It's been 40 years since "Jaws" first hit theaters and terrorized ocean swimmers everywhere. Filmed on Martha's Vineyard, Massachusetts, the movie hit theaters June 20, 1975, and starred, from left, Robert Shaw, Roy Scheider and Richard Dreyfuss. Click through for more scenes from the movie.

"Jaws" became the highest-grossing film in history -- until dethroned two years later by "Star Wars" -- and made many people afraid to swim in the ocean. Some viewers even told screenwriter Carl Gottlieb that the movie made them uneasy in swimming pools.

A then-unknown in his mid-twenties, Steven Spielberg (seen here in 1978) was not the producers' first choice to direct the movie. An earlier candidate was rejected after he kept referring to the shark as a "whale." Years later, it's hard to imagine anyone could have done a better job than the man who went on to direct "E.T.," "Jurassic Park" and "Saving Private Ryan."

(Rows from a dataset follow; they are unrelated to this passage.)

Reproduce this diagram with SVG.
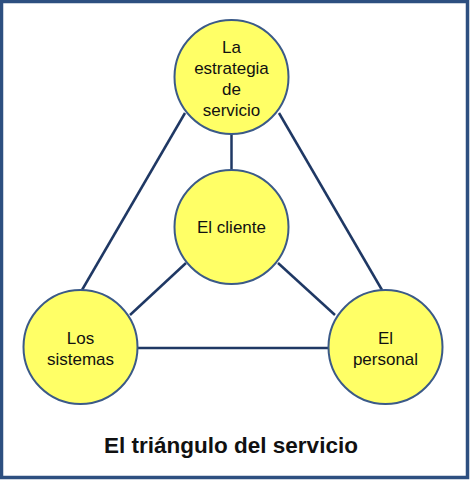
<svg xmlns="http://www.w3.org/2000/svg" width="470" height="480" viewBox="0 0 470 480">
<style>
.node circle{fill:#ffff66;stroke:#3b5a88;stroke-width:2}
.node text{font-family:"Liberation Sans",Arial,sans-serif;font-size:17px;fill:#111;text-anchor:middle}
.conn line{stroke:#1f3864;stroke-width:2.5}
.title{font-family:"Liberation Sans",Arial,sans-serif;font-size:22.5px;font-weight:bold;fill:#111;text-anchor:middle}
</style>
<rect x="0" y="0" width="470" height="480" fill="#fff"/>
<rect x="1.5" y="1.5" width="466" height="476" fill="none" stroke="#2d4f80" stroke-width="3.5"/>
<g id="connectors" class="conn">
<line x1="185" y1="113" x2="82" y2="290"/>
<line x1="279" y1="113" x2="382" y2="290"/>
<line x1="231.5" y1="134" x2="231.5" y2="170"/>
<line x1="186" y1="263" x2="130" y2="315"/>
<line x1="278" y1="263" x2="335" y2="315"/>
<line x1="138" y1="348" x2="328" y2="348"/>
</g>
<g id="estrategia" class="node">
<circle cx="231.5" cy="77" r="57"/>
<text x="231.5" y="53">La</text>
<text x="231.5" y="74">estrategia</text>
<text x="231.5" y="95">de</text>
<text x="231.5" y="116">servicio</text>
</g>
<g id="cliente" class="node">
<circle cx="231.5" cy="227" r="57"/>
<text x="231.5" y="233">El cliente</text>
</g>
<g id="sistemas" class="node">
<circle cx="80.5" cy="347" r="57"/>
<text x="80.5" y="344">Los</text>
<text x="80.5" y="365">sistemas</text>
</g>
<g id="personal" class="node">
<circle cx="385.5" cy="347" r="57"/>
<text x="385.5" y="344">El</text>
<text x="385.5" y="365">personal</text>
</g>
<text class="title" x="231" y="453">El triángulo del servicio</text>
</svg>
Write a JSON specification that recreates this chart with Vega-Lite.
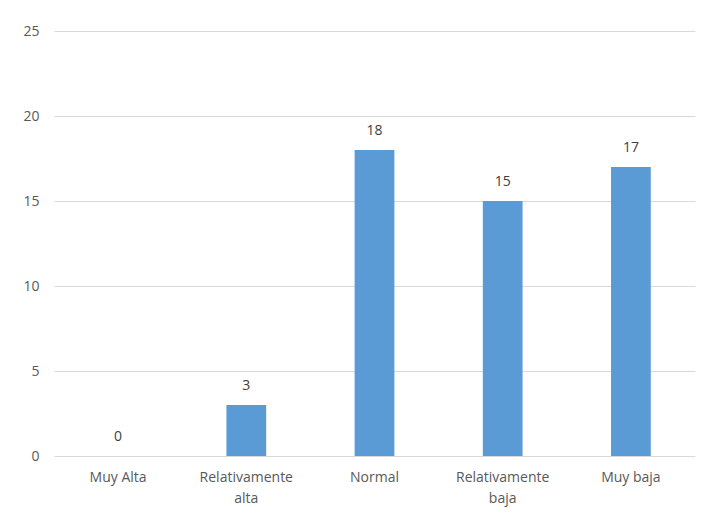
{
  "$schema": "https://vega.github.io/schema/vega-lite/v6.json",
  "width": 641,
  "height": 425,
  "autosize": "none",
  "padding": {"left": 54, "top": 31, "right": 10, "bottom": 57},
  "background": "white",
  "config": {"view": {"stroke": null}, "font": "Open Sans"},
  "data": {"values": [
    {"cat": "Muy Alta", "v": 0},
    {"cat": "Relativamente alta", "v": 3},
    {"cat": "Normal", "v": 18},
    {"cat": "Relativamente baja", "v": 15},
    {"cat": "Muy baja", "v": 17}
  ]},
  "encoding": {
    "x": {"field": "cat", "type": "nominal", "sort": null,
      "scale": {"paddingInner": 0.69, "paddingOuter": 0.345},
      "axis": {"title": null, "labelAngle": 0, "ticks": false, "domain": false,
        "labelColor": "#595959", "labelFontSize": 14, "labelPadding": 14, "labelLineHeight": 21,
        "labelExpr": "indexof(datum.label,'Relativamente')==0 ? split(datum.label,' ') : datum.label"}},
    "y": {"field": "v", "type": "quantitative",
      "scale": {"domain": [0, 25]},
      "axis": {"title": null, "values": [0,5,10,15,20,25], "ticks": false, "domain": false,
        "gridColor": "#d9d9d9", "labelColor": "#595959", "labelFontSize": 14, "labelPadding": 15}}
  },
  "layer": [
    {"mark": {"type": "bar", "color": "#5b9bd5"}},
    {"mark": {"type": "text", "dy": -12, "baseline": "bottom", "fontSize": 14, "color": "#404040"},
     "encoding": {"text": {"field": "v", "type": "quantitative"}}}
  ]
}
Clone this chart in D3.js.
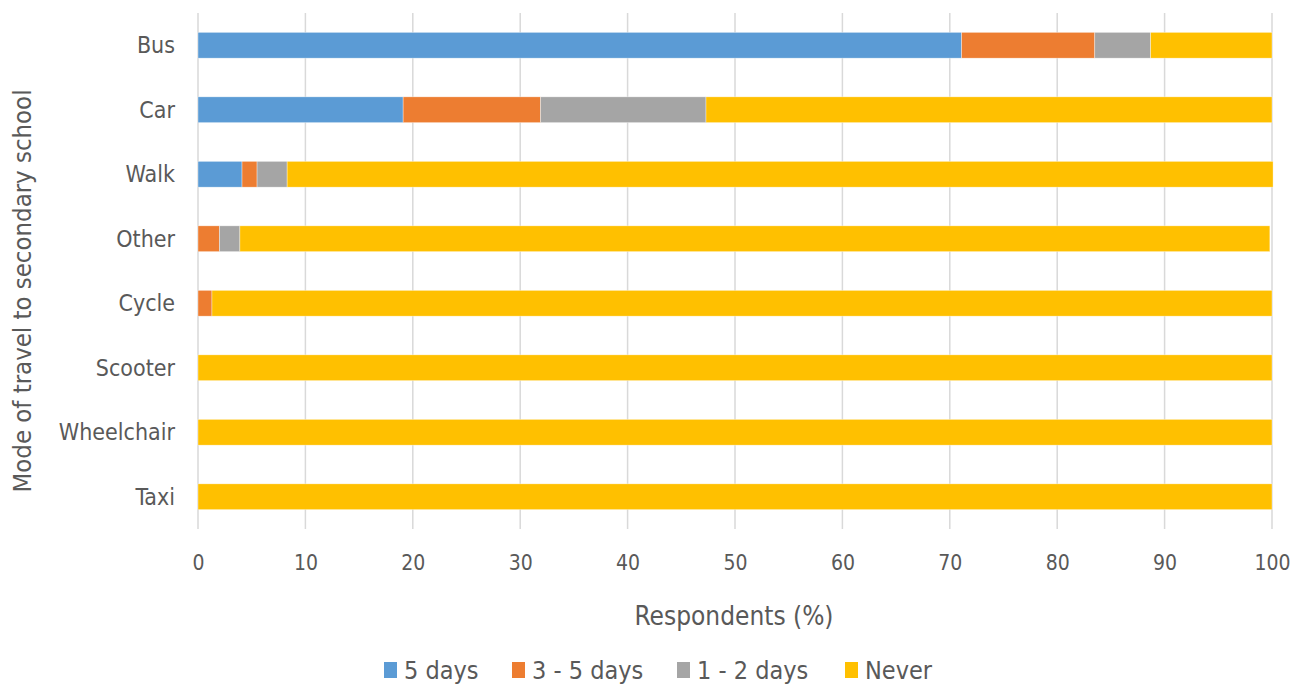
<!DOCTYPE html>
<html>
<head>
<meta charset="utf-8">
<script src="https://cdn.jsdelivr.net/npm/d3@7"></script>
<style>
  html, body { margin: 0; padding: 0; background: #fff; }
  svg text { font-family: "DejaVu Sans Condensed", "DejaVu Sans", sans-serif; fill: #595959; }
</style>
</head>
<body>
<svg id="chart" width="1304" height="684"></svg>
<script>
// Modes of travel, top to bottom
const modes = ["Bus", "Car", "Walk", "Other", "Cycle", "Scooter", "Wheelchair", "Taxi"];
// Frequency groups (stack order, left to right)
const groups = ["5 days", "3 - 5 days", "1 - 2 days", "Never"];
// Share of respondents (%) per mode, one array per frequency group
const fiveDays  = [71.1, 19.1, 4.1, 0.0, 0.0, 0, 0, 0];
const threeFive = [12.4, 12.8, 1.4, 2.0, 1.3, 0, 0, 0];
const oneTwo    = [5.2, 15.4, 2.8, 1.9, 0.0, 0, 0, 0];
const never     = [11.3, 52.7, 91.8, 95.9, 98.7, 100, 100, 100];
const xTicks = [0, 10, 20, 30, 40, 50, 60, 70, 80, 90, 100];

const colors = ["#5B9BD5", "#ED7D31", "#A5A5A5", "#FFC000"];

const rows = modes.map((m, i) => ({
  mode: m,
  "5 days": fiveDays[i],
  "3 - 5 days": threeFive[i],
  "1 - 2 days": oneTwo[i],
  "Never": never[i]
}));

const svg = d3.select("#chart");
const plotLeft = 198, plotRight = 1272, plotTop = 13, plotBottom = 529;

const x = d3.scaleLinear().domain([0, 100]).range([plotLeft, plotRight]);
const y = d3.scaleBand().domain(modes).range([plotTop, plotBottom]).paddingInner(0.6).paddingOuter(0.3);
const color = d3.scaleOrdinal().domain(groups).range(colors);

// Vertical gridlines
svg.append("g")
  .selectAll("line")
  .data(xTicks)
  .join("line")
  .attr("x1", d => x(d)).attr("x2", d => x(d))
  .attr("y1", plotTop).attr("y2", plotBottom)
  .attr("stroke", "#d9d9d9")
  .attr("stroke-width", 1.5);

// Stacked bars
const stacked = d3.stack().keys(groups)(rows);
svg.append("g")
  .selectAll("g")
  .data(stacked)
  .join("g")
  .attr("fill", d => color(d.key))
  .selectAll("rect")
  .data(d => d)
  .join("rect")
  .attr("x", d => x(d[0]))
  .attr("y", d => y(d.data.mode))
  .attr("width", d => Math.max(0, x(d[1]) - x(d[0])))
  .attr("height", y.bandwidth())
  .attr("stroke", "#ffffff")
  .attr("stroke-opacity", 0.6)
  .attr("stroke-width", 0.6);

// X axis labels
const xAxis = d3.axisBottom(x).tickValues(xTicks).tickSize(0).tickPadding(0);
const gx = svg.append("g").attr("transform", `translate(0,${plotBottom})`).call(xAxis);
gx.select(".domain").remove();
gx.selectAll("text")
  .attr("dy", 0)
  .attr("y", 41)
  .style("font-size", "21px")
  .style("font-family", null);

// Y axis labels
const yAxis = d3.axisLeft(y).tickSize(0).tickPadding(0);
const gy = svg.append("g").attr("transform", `translate(175,0)`).call(yAxis);
gy.select(".domain").remove();
gy.selectAll("text")
  .attr("dy", "0.35em")
  .style("font-size", "23px")
  .style("font-family", null);

// Axis titles
svg.append("text")
  .attr("x", 734)
  .attr("y", 625)
  .attr("text-anchor", "middle")
  .style("font-size", "26px")
  .text("Respondents (%)");

svg.append("text")
  .attr("transform", `translate(31,291) rotate(-90)`)
  .attr("text-anchor", "middle")
  .style("font-size", "25.5px")
  .text("Mode of travel to secondary school");

// Legend
const legendX = [384, 512, 677, 845];
const legend = svg.append("g");
groups.forEach((g, i) => {
  legend.append("rect")
    .attr("x", legendX[i]).attr("y", 662)
    .attr("width", 13).attr("height", 16)
    .attr("fill", color(g));
  legend.append("text")
    .attr("x", legendX[i] + 20).attr("y", 679)
    .style("font-size", "25px")
    .text(g);
});
</script>
</body>
</html>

Observers credit some of "Jaws'" popularity to its terrifying poster, which showed a monstrous shark rising from the deep to attack an unsuspecting swimmer.

Susan Backlinie played Chrissie, the shark's first victim, in the movie's opening scene. Crew members hidden underwater yanked Backlinie back and forth with cables to make it appear like she was being attacked.

Scheider, who was known for playing tough cops in movies like "The French Connection," was cast against type as police chief Brody, who is afraid of the ocean. Spielberg wanted audiences to identify with Brody's everyman vulnerability.

Marine biologist Hooper (Dreyfuss) inspects a captured shark which the resort town hopes is the one that's been terrorizing its waters. Local fisherman had no luck catching a real shark for this scene, so producers had to fly in a dead (and decomposing) 13-foot tiger shark from Florida.

The movie's second half was a battle at sea between three men and the massive shark. The mechanical shark built by the studio's props department looked fake and didn't move well in the water, forcing Spielberg to be more subtle in suggesting its presence -- a savvy decision that heightened the movie's suspense.

In this scene the trio use a fishing rod in a futile attempt to land the shark. Shaw's salty Quint character was partly inspired by Captain Ahab, the obsessed whale hunter in Moby Dick.

In the movie's climactic scene, Scheider faces off one last time against the approaching shark. The actor reluctantly returned for the 1978 sequel, "Jaws 2," to fulfill his contract with Universal Pictures.